Civil service rules also permit an agency to allow you to earn six or eight hours of leave if you have equivalent civilian (that is, not civil service) experience that adds up to the number of years needed to earn additional leave. For example, if you have 15 years of experience in the same career field as the civil service job, the agency can allow you to earn eight hours of leave from your first day. You can negotiate this as part of your compensation. Remember, leave is a cost to the agency, so the more hours you earn, the more they consider you are being paid.
Be sure to ask if your service or your experience qualifies you to earn six or eight hours of leave.
Like all jobs, you can negotiate your start date. Keep in mind the agency has a job to fill and may not be willing to wait too long.
Some announcements include a statement that relocation or recruiting incentives may or will be paid. These are different incentives, but they work the same. If the announcement does not include a statement about paying these incentives, the agency cannot do so. In this case, there is nothing to negotiate. This section covers similarities between the incentives; the next section focuses on the relocation incentive.
Agencies typically will not pay both incentives and relocation. If you are not relocating, you are not eligible for a paid move and are not eligible for a relocation incentive. However, you may be eligible for a recruiting incentive (signing bonus).

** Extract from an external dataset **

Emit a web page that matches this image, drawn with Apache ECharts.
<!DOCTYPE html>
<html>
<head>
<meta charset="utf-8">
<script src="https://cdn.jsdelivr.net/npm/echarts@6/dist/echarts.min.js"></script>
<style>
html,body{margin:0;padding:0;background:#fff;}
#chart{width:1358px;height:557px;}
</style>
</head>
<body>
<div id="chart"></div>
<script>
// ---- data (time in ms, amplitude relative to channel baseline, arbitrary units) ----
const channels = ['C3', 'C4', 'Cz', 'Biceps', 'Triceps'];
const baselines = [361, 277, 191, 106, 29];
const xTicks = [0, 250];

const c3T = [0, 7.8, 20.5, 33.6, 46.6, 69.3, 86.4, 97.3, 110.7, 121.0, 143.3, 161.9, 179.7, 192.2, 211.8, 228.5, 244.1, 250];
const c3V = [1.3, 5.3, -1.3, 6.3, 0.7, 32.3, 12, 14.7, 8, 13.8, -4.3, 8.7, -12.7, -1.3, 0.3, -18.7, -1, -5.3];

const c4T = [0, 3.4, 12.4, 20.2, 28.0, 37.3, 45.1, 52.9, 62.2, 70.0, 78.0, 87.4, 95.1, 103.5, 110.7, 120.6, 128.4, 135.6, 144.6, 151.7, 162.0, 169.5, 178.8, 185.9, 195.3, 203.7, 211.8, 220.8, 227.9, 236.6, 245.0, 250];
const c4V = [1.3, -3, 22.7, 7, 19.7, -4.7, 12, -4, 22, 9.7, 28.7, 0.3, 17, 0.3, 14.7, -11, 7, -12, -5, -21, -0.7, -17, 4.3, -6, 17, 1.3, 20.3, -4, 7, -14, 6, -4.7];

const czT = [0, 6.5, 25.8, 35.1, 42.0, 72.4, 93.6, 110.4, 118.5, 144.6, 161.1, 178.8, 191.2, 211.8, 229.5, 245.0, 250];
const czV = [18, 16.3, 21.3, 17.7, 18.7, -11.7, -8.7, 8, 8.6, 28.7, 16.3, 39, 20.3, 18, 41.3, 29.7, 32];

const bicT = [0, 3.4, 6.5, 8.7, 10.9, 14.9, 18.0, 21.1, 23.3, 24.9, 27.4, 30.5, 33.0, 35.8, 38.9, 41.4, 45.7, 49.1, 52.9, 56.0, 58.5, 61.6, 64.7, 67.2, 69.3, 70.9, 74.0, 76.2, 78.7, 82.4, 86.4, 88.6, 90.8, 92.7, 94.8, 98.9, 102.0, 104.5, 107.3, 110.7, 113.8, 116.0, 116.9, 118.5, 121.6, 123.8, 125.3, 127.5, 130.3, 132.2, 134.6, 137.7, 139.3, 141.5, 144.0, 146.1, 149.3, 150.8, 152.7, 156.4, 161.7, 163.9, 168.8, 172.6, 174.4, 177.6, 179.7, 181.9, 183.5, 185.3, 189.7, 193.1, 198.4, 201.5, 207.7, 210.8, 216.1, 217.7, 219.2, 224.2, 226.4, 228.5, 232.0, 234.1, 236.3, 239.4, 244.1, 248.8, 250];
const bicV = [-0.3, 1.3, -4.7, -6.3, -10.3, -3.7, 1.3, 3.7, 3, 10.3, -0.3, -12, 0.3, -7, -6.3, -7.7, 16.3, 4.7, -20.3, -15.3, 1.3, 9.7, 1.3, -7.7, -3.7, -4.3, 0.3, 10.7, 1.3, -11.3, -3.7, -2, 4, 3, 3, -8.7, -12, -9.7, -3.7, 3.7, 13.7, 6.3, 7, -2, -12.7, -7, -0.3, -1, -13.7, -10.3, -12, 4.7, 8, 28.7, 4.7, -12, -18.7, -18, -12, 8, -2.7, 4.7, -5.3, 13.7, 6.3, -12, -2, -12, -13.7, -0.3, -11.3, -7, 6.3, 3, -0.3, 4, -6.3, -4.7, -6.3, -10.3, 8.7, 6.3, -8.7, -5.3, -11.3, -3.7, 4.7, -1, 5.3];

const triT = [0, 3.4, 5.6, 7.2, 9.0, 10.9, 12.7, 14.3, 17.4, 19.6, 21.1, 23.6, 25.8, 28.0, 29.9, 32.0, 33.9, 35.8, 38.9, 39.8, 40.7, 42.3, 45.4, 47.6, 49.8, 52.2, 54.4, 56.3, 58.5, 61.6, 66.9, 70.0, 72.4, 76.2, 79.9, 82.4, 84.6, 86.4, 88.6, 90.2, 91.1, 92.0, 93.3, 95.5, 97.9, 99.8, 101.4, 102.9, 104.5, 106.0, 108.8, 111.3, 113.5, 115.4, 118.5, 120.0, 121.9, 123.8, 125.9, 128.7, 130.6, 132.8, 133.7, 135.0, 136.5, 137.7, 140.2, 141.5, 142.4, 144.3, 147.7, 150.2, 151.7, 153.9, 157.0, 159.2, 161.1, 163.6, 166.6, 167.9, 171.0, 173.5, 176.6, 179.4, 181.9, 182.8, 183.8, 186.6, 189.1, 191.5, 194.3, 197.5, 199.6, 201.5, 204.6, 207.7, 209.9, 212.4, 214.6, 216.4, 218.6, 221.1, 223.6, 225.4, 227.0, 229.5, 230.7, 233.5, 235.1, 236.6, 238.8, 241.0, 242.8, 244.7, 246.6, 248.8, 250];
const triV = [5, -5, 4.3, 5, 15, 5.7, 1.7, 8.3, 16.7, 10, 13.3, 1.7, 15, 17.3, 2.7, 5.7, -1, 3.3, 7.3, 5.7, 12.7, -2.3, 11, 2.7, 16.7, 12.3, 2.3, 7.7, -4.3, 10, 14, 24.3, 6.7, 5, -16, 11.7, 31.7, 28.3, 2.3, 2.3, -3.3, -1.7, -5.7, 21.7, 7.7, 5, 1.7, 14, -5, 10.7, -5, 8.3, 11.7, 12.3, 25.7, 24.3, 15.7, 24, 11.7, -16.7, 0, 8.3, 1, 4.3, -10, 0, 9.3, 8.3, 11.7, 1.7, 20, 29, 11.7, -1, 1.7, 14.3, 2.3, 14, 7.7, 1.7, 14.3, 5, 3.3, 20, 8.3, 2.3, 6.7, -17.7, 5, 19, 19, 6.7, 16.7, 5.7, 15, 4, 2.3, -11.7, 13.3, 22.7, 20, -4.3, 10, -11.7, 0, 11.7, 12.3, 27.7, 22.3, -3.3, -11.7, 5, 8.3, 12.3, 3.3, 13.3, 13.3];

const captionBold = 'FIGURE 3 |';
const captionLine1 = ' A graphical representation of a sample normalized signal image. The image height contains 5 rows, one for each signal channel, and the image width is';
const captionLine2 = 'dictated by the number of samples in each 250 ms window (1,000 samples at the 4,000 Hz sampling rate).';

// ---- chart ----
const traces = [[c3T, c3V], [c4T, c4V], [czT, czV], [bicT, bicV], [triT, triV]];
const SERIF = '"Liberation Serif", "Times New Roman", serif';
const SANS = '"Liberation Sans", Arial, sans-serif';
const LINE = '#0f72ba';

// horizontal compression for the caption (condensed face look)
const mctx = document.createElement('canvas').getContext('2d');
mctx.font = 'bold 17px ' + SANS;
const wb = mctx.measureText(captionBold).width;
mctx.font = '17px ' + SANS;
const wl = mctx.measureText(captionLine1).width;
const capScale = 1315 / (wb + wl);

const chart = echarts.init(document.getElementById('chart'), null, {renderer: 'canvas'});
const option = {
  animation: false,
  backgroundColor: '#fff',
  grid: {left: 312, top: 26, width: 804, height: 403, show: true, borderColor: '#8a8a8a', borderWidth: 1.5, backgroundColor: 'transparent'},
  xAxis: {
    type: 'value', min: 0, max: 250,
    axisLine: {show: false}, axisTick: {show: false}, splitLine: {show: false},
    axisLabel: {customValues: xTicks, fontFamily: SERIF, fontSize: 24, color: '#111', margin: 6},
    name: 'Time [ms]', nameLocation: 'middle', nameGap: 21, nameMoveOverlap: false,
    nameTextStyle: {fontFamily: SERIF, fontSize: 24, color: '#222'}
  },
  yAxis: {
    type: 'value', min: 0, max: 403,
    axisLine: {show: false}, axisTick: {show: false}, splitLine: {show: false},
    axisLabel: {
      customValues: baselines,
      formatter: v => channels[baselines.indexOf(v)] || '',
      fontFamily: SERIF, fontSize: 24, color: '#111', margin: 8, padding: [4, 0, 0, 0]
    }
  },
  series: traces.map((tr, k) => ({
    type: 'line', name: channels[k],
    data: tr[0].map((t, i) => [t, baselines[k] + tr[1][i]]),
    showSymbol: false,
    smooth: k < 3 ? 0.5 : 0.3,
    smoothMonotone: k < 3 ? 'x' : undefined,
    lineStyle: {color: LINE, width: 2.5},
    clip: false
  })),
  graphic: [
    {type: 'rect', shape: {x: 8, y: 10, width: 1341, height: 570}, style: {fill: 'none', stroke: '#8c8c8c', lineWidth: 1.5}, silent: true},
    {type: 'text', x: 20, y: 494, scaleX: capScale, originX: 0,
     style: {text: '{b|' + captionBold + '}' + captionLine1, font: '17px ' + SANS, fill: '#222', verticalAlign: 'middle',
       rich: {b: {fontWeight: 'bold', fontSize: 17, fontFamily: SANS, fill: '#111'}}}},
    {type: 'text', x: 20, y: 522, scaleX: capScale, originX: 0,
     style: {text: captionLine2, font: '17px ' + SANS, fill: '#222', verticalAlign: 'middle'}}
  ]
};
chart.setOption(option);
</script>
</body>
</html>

Relocation and recruiting incentives can vary widely by job and agency. The maximum amount that can be paid for either is 25% of your salary for each of four years. It’s a very flexible benefit:
- Agencies can pay you less, can pay you a different amount in different years (using declining amounts in years two through four) and do not have to pay you all four years.
- Payouts can be in a lump sum, can be a recurring amount paid several times a year, can be paid in advance, or can be paid after you serve a specific period of time.
The benefit is taxed in the year received, and you will be required to sign a service agreement for an incentive. If you leave before your service agreement is up and you have been paid in advance, you will be required to refund the appropriate portion of the incentive.
You have a lot of room to negotiate when it comes to these incentives, which are paid when a given position is hard to fill. Some agencies pay an incentive when they do not pay your moving (relocation) expenses as a way to help offset those expenses.
Agencies also pay an incentive because your starting salary is lower than your current earnings, and the agency knows that over four years, with annual step increases, your salary will increase quickly. The incentive makes up the difference in civil service pay and your current salary until your civil service salary catches up. This approach keeps the cost to the agency down – they don’t make retirement contributions for incentive payments like they do for salary payments.
You and the agency must come to terms about incentives before you accept the final, formal job offer. If not, you will lose the incentive. Be sure the final offer addresses the incentive in writing.
Relocation Expenses Paid by the Agency
A reminder: If the announcement does not include a statement about paying this expense, the agency cannot do so.
There are two kinds of relocation expenses: a mandatory payment and a discretionary payment. If the agency agrees to pay relocation expenses, they must pay all mandatory entitlements and may pick and choose the discretionary ones they wish to authorize.
The information below addresses only transfers between official duty stations within the 48 contiguous states. Other charts cover overseas duty stations; you can find these charts at this link.
The references in the table below refer to the federal travel regulations at this link.
- Transportation and per diem for employee and immediate family member(s) (Part 302-4 of this chapter)
- Miscellaneous moving expense (Part 302-16 of this chapter)
- Sell or buy residence transactions or lease termination expenses (Part 302-11 of this chapter)
- Transportation & temporary storage of household goods (Part 302-7 of this chapter)
- Extended storage of household goods (Part 302-8 of this chapter)
- Transportation of a mobile home or boat used as a primary residence in lieu of the transportation of household goods (Part 302-10 of this chapter)
- Relocation income tax allowance (RITA) (Part 302-17 of this chapter).
- House-hunting per diem and transportation, employee and spouse only (Part 302-5 of this chapter)
- Temporary quarters subsistence expense (TQSE) (Part 302-6 of this chapter)
- Shipment of privately owned vehicle (POV) (Subpart B of Part 302-9 of this chapter)
- Use of a relocation services company
- Property management services (Part 302-15 of this chapter)
- Home marketing incentives (Part 302-14 of this chapter)
Your negotiation begins if the job announcement says the agency “may” pay relocation expenses. You should be clear about what the agency will do before you accept the job. Be sure you get the agency’s offer in writing, and be sure it details the discretionary expenses it will cover. This should be part of your final, formal job offer.
If you still have your final, DoD-paid household goods shipment for your final move, you might let the agency know that you would be willing to use your final DoD entitlement if the agency would consider a higher salary.
Agencies cannot combine your DoD entitlement with theirs. It’s one or the other.
Discuss salary and benefits with the individual who notifies you of your selection for the position – either the HR specialist or the hiring authority. Follow their lead and be prepared to put your request (and justification) in writing.
Your justification should be as factual as possible. For example, your military salary includes a non-taxable portion, and receiving a salary equivalent to your total military compensation results in less take-home pay because the entire amount of your new salary is taxed. You may be able to use the additional tax burden as a way to justify your request for a salary higher than your military compensation.
If you use your negotiating skills and are respectful of the agency and their investment in your future (Don’t be greedy!) you can maximize your compensation. Good luck, and let MOAA know how it goes!